Exercise brief -
In how many lines of the data does the word "document" appear? Give the number by itself.

Source excerpt -
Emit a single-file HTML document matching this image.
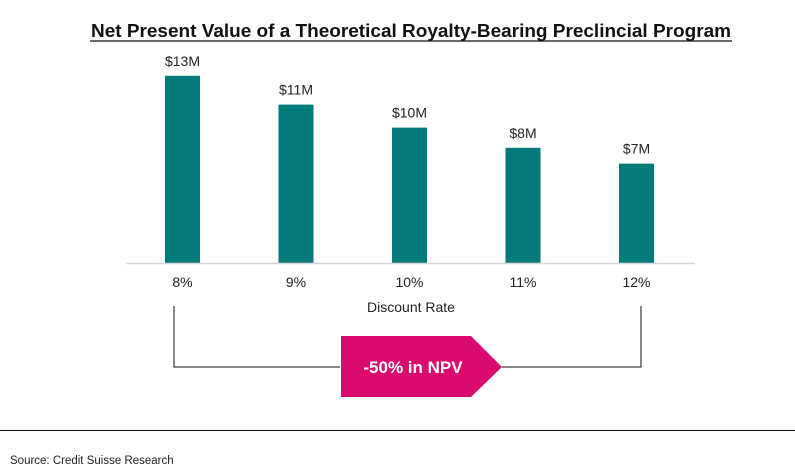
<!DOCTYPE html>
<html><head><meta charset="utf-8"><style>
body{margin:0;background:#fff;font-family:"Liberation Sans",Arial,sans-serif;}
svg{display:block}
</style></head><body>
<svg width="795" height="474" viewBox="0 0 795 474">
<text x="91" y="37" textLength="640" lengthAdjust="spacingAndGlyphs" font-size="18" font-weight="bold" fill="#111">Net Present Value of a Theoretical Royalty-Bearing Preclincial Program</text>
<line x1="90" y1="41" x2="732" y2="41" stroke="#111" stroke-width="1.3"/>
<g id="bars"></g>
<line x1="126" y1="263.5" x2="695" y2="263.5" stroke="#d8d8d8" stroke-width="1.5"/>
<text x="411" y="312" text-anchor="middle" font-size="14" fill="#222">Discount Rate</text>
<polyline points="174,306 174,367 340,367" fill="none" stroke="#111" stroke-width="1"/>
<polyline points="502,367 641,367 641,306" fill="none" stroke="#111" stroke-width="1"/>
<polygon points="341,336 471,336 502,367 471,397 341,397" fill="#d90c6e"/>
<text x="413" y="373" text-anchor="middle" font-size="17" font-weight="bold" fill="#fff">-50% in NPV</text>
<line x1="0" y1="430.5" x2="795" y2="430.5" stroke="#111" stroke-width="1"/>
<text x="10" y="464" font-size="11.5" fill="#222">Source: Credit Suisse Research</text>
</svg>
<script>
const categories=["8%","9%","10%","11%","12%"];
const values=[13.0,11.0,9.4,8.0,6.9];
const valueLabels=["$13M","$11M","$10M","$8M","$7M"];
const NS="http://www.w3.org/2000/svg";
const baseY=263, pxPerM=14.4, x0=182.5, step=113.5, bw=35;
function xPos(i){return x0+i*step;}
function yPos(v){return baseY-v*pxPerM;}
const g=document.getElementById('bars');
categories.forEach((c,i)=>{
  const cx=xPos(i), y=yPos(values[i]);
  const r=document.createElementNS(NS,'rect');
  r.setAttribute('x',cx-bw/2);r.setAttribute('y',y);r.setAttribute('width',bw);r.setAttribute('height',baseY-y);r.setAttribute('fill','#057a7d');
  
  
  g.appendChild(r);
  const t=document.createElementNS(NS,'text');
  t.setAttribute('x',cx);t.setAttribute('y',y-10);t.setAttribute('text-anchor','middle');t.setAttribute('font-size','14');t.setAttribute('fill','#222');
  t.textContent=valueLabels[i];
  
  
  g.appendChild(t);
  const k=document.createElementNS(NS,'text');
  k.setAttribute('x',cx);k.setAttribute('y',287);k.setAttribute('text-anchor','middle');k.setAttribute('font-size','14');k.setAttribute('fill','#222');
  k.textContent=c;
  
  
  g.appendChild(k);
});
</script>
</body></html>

Output below -
5